→ Supplied information
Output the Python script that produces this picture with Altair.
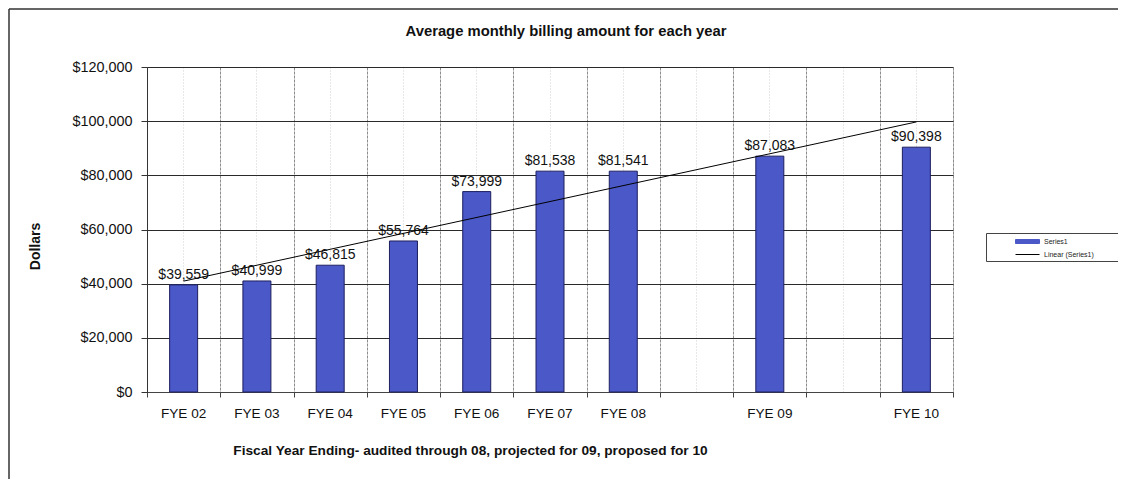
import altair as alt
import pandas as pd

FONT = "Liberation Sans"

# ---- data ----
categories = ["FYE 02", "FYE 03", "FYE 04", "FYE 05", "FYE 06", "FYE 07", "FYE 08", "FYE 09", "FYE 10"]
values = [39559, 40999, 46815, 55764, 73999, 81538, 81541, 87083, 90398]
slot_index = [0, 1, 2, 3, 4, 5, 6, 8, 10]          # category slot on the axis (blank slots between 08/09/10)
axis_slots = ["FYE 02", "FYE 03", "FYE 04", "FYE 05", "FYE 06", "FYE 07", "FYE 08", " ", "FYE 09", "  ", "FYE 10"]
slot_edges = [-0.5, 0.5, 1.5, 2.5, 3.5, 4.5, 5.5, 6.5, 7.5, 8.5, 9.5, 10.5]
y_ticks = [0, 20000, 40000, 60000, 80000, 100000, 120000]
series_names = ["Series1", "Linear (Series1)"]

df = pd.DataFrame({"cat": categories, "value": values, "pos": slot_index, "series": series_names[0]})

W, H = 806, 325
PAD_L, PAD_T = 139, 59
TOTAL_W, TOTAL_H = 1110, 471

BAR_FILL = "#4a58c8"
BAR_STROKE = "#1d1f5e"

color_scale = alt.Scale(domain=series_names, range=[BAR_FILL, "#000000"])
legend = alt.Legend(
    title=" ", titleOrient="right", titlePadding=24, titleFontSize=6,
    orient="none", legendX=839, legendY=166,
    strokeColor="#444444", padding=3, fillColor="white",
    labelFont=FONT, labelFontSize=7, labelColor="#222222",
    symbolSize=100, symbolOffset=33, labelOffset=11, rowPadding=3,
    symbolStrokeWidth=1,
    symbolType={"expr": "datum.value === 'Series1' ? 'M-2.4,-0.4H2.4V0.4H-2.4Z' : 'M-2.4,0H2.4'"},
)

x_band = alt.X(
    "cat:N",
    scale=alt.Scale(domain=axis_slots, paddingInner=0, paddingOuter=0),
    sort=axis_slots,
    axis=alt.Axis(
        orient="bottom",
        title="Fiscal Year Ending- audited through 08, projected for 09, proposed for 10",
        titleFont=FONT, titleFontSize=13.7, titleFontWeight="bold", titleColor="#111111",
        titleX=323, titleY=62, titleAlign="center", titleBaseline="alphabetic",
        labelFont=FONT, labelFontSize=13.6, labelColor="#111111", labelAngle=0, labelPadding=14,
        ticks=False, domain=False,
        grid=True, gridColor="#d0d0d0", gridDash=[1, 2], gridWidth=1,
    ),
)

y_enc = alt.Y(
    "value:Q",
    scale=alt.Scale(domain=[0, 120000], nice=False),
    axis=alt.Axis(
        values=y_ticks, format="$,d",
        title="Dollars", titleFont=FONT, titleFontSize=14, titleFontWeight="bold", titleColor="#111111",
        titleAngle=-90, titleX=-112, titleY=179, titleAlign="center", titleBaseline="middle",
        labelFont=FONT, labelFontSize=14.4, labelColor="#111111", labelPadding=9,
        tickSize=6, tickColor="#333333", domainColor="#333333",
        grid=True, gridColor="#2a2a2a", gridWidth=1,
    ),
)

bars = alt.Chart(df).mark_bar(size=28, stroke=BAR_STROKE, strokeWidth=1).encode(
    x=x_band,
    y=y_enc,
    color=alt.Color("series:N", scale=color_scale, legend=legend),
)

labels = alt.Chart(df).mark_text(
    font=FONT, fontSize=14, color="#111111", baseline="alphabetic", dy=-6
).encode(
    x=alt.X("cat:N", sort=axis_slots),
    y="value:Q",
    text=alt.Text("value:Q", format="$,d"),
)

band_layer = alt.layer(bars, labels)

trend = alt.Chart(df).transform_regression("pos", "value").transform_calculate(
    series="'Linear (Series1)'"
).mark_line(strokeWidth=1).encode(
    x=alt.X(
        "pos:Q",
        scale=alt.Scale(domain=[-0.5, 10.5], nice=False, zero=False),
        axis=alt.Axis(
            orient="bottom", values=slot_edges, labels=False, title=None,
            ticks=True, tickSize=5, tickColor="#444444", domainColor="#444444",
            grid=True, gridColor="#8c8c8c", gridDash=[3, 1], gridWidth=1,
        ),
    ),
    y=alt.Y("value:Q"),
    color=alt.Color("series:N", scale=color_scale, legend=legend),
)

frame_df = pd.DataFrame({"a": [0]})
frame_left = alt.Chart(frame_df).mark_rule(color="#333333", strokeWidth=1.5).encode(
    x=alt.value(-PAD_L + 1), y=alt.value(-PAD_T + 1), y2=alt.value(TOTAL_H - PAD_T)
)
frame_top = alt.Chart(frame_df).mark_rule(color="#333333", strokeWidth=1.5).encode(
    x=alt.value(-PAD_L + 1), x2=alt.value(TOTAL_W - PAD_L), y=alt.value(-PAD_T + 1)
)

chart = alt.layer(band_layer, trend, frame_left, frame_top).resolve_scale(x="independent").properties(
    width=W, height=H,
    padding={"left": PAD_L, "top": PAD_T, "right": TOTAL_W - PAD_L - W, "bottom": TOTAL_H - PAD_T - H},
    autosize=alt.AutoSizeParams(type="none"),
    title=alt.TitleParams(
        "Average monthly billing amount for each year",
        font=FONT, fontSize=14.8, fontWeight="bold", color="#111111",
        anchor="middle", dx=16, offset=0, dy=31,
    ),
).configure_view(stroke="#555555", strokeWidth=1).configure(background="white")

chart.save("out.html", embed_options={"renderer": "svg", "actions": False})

→ Set problem
Omit the pictures and give the material again, exactly and in full.

→ Expected answer
Output the Python script that produces this picture with Altair.
import altair as alt
import pandas as pd

FONT = "Liberation Sans"

# ---- data ----
categories = ["FYE 02", "FYE 03", "FYE 04", "FYE 05", "FYE 06", "FYE 07", "FYE 08", "FYE 09", "FYE 10"]
values = [39559, 40999, 46815, 55764, 73999, 81538, 81541, 87083, 90398]
slot_index = [0, 1, 2, 3, 4, 5, 6, 8, 10]          # category slot on the axis (blank slots between 08/09/10)
axis_slots = ["FYE 02", "FYE 03", "FYE 04", "FYE 05", "FYE 06", "FYE 07", "FYE 08", " ", "FYE 09", "  ", "FYE 10"]
slot_edges = [-0.5, 0.5, 1.5, 2.5, 3.5, 4.5, 5.5, 6.5, 7.5, 8.5, 9.5, 10.5]
y_ticks = [0, 20000, 40000, 60000, 80000, 100000, 120000]
series_names = ["Series1", "Linear (Series1)"]

df = pd.DataFrame({"cat": categories, "value": values, "pos": slot_index, "series": series_names[0]})

W, H = 806, 325
PAD_L, PAD_T = 139, 59
TOTAL_W, TOTAL_H = 1110, 471

BAR_FILL = "#4a58c8"
BAR_STROKE = "#1d1f5e"

color_scale = alt.Scale(domain=series_names, range=[BAR_FILL, "#000000"])
legend = alt.Legend(
    title=" ", titleOrient="right", titlePadding=24, titleFontSize=6,
    orient="none", legendX=839, legendY=166,
    strokeColor="#444444", padding=3, fillColor="white",
    labelFont=FONT, labelFontSize=7, labelColor="#222222",
    symbolSize=100, symbolOffset=33, labelOffset=11, rowPadding=3,
    symbolStrokeWidth=1,
    symbolType={"expr": "datum.value === 'Series1' ? 'M-2.4,-0.4H2.4V0.4H-2.4Z' : 'M-2.4,0H2.4'"},
)

x_band = alt.X(
    "cat:N",
    scale=alt.Scale(domain=axis_slots, paddingInner=0, paddingOuter=0),
    sort=axis_slots,
    axis=alt.Axis(
        orient="bottom",
        title="Fiscal Year Ending- audited through 08, projected for 09, proposed for 10",
        titleFont=FONT, titleFontSize=13.7, titleFontWeight="bold", titleColor="#111111",
        titleX=323, titleY=62, titleAlign="center", titleBaseline="alphabetic",
        labelFont=FONT, labelFontSize=13.6, labelColor="#111111", labelAngle=0, labelPadding=14,
        ticks=False, domain=False,
        grid=True, gridColor="#d0d0d0", gridDash=[1, 2], gridWidth=1,
    ),
)

y_enc = alt.Y(
    "value:Q",
    scale=alt.Scale(domain=[0, 120000], nice=False),
    axis=alt.Axis(
        values=y_ticks, format="$,d",
        title="Dollars", titleFont=FONT, titleFontSize=14, titleFontWeight="bold", titleColor="#111111",
        titleAngle=-90, titleX=-112, titleY=179, titleAlign="center", titleBaseline="middle",
        labelFont=FONT, labelFontSize=14.4, labelColor="#111111", labelPadding=9,
        tickSize=6, tickColor="#333333", domainColor="#333333",
        grid=True, gridColor="#2a2a2a", gridWidth=1,
    ),
)

bars = alt.Chart(df).mark_bar(size=28, stroke=BAR_STROKE, strokeWidth=1).encode(
    x=x_band,
    y=y_enc,
    color=alt.Color("series:N", scale=color_scale, legend=legend),
)

labels = alt.Chart(df).mark_text(
    font=FONT, fontSize=14, color="#111111", baseline="alphabetic", dy=-6
).encode(
    x=alt.X("cat:N", sort=axis_slots),
    y="value:Q",
    text=alt.Text("value:Q", format="$,d"),
)

band_layer = alt.layer(bars, labels)

trend = alt.Chart(df).transform_regression("pos", "value").transform_calculate(
    series="'Linear (Series1)'"
).mark_line(strokeWidth=1).encode(
    x=alt.X(
        "pos:Q",
        scale=alt.Scale(domain=[-0.5, 10.5], nice=False, zero=False),
        axis=alt.Axis(
            orient="bottom", values=slot_edges, labels=False, title=None,
            ticks=True, tickSize=5, tickColor="#444444", domainColor="#444444",
            grid=True, gridColor="#8c8c8c", gridDash=[3, 1], gridWidth=1,
        ),
    ),
    y=alt.Y("value:Q"),
    color=alt.Color("series:N", scale=color_scale, legend=legend),
)

frame_df = pd.DataFrame({"a": [0]})
frame_left = alt.Chart(frame_df).mark_rule(color="#333333", strokeWidth=1.5).encode(
    x=alt.value(-PAD_L + 1), y=alt.value(-PAD_T + 1), y2=alt.value(TOTAL_H - PAD_T)
)
frame_top = alt.Chart(frame_df).mark_rule(color="#333333", strokeWidth=1.5).encode(
    x=alt.value(-PAD_L + 1), x2=alt.value(TOTAL_W - PAD_L), y=alt.value(-PAD_T + 1)
)

chart = alt.layer(band_layer, trend, frame_left, frame_top).resolve_scale(x="independent").properties(
    width=W, height=H,
    padding={"left": PAD_L, "top": PAD_T, "right": TOTAL_W - PAD_L - W, "bottom": TOTAL_H - PAD_T - H},
    autosize=alt.AutoSizeParams(type="none"),
    title=alt.TitleParams(
        "Average monthly billing amount for each year",
        font=FONT, fontSize=14.8, fontWeight="bold", color="#111111",
        anchor="middle", dx=16, offset=0, dy=31,
    ),
).configure_view(stroke="#555555", strokeWidth=1).configure(background="white")

chart.save("out.html", embed_options={"renderer": "svg", "actions": False})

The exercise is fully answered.